Il Foglio interpella William Kristol, intellettuale neocon e direttore del settimanale Weekly Standard , che torna sul dibattito tv Obama Romney e dice che lo sfidante ha dimostrato di essere all’altezza, anzi di poter annichilire il Presidente, psicologicamente un fatto enorme, cosa che si riflette nei sondaggi, che alcuni considerano un bounce, un rimbalzo di Romney. Quello del Pew Research center dà Romney in vantaggio di 4 punti nel bacino dei likely voters, i non affiliati che probabilmente si recheranno alle urne.

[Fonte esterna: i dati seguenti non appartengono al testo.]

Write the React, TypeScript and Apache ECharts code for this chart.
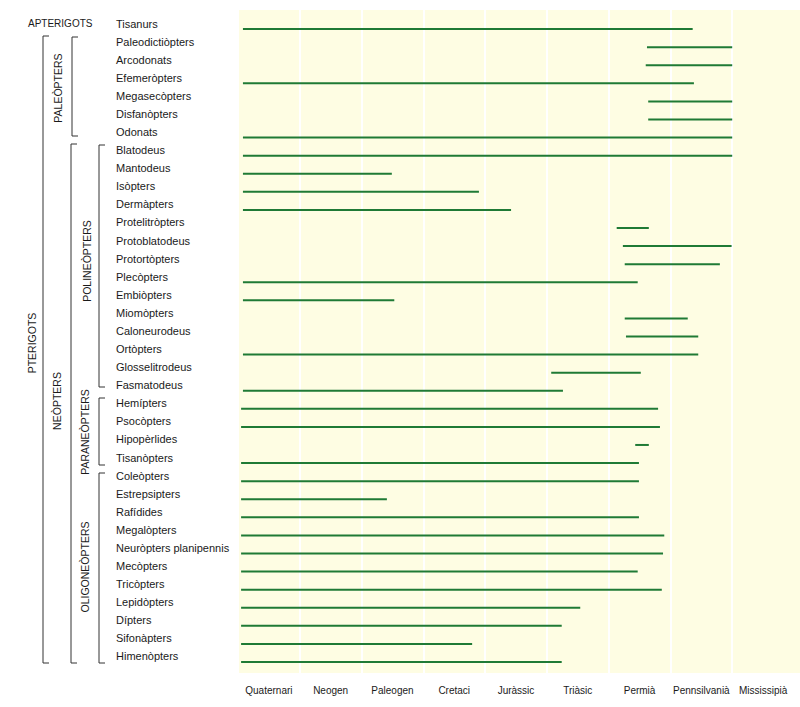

Su La Stampa: “Romney si prende il voto delle donne e sorpassa Obama”. Il maggior recupero sarebbe stato tra le elettrici del ceto medio.

E poi

Il Corriere, occupandosi di Usa, legge un rapporto del Pew Research Center secondo cui per la prima volta nella storia i protestanti non sono più la maggioranza, essendo al 48 per cento. Nel 2007 erano il 53 per cento. Un cambiamento epocale, in un Paese che ogni giorno “si allontana un po’ da quello pensato e costruito dai padri pellegrini”. Un Paese che resta tra i più religiosi d’Occidente, ma in cui crescono rapidamente i cosiddetti “non affiliati”, la maggioranza dei quali non rinuncia a definirsi in qualche modo credente, gli atei e gli agnostici: un americano su cinque (il 19, 6 per cento, erano l’8 nel 1990). Uno su tre tra gli under 30. Un Paese in cui, dopo la nomina di Paul Ryan (cattolico) nel ticket repubblicano, e il birazziale Obama (mamma americana del Kansas, padre africano del Kenya) l’unico protestante delle due coppie presidenziali (visto che anche Biden è cattolico e Romney è mormone). Un Paese dove la Corte suprema è composta oggi solo da ebrei e cattolici. La stessa ricerca Pew racconta come i “non affiliati” – molto liberali sui temi sociali, meno sul ruolo del governo – votino a larga maggioranza progressista. Un gruppo che ha ormai una costituency solida per i Democratici, almeno quanto gli evangelici bianchi lo sono per i Rep. E preferiscono i Democratici anche i cattolici, il cui numero è rimasto stabile grazie all’immigrazione da centro e sud America.

La Repubblica alle pagine R2 cultura recensisce un saggio del sindacalista Fiom Giorgio Airaudo dal titolo “La solitudine dei lavoratori”. L’accusa del libro è che questo risultato sia stato ottenuto facendo saltare la rappresentanza.